Transcribe the listing below from its opening line up to and including the line that contains "import seaborn as sns"; reproduce nothing else.

┌────────

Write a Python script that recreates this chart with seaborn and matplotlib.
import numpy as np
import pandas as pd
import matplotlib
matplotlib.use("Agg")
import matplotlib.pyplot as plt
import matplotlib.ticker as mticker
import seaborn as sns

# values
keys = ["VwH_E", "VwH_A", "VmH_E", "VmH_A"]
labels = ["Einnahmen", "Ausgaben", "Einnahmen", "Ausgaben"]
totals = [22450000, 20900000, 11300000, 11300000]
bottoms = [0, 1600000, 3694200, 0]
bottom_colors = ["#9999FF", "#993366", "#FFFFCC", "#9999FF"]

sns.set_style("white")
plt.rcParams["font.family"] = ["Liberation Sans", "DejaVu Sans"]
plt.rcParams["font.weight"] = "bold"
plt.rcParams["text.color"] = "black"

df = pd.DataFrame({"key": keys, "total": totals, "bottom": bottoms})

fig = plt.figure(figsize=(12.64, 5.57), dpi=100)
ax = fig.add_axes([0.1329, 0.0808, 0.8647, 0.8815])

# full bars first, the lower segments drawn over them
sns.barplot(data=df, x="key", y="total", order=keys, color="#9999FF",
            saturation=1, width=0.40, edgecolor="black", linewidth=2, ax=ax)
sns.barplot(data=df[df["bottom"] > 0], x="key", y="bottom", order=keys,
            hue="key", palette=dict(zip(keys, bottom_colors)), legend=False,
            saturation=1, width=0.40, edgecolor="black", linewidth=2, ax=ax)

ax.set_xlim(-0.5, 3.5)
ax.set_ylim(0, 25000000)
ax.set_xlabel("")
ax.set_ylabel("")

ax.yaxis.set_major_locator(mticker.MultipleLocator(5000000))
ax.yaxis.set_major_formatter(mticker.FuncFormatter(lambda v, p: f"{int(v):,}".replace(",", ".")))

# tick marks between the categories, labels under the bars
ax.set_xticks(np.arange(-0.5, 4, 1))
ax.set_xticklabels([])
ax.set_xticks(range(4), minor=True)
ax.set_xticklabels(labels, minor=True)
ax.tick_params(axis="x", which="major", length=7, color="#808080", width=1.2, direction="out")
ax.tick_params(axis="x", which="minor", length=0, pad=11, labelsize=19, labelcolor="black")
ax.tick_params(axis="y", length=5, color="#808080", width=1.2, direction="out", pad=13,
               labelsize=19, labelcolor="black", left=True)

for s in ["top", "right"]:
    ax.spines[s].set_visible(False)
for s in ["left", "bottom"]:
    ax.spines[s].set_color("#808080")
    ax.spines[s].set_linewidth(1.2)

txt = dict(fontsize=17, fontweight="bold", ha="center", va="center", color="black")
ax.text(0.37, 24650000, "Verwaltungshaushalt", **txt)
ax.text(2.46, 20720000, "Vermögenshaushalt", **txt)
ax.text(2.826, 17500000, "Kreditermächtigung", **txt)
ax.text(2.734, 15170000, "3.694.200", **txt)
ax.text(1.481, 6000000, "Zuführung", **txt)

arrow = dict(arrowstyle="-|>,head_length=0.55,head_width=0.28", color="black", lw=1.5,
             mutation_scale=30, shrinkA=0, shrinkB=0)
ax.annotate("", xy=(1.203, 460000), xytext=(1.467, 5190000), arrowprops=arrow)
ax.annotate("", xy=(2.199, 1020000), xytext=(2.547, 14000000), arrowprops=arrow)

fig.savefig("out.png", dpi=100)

└────────

### Written solution
Write a Python script that recreates this chart with seaborn and matplotlib.
import numpy as np
import pandas as pd
import matplotlib
matplotlib.use("Agg")
import matplotlib.pyplot as plt
import matplotlib.ticker as mticker
import seaborn as sns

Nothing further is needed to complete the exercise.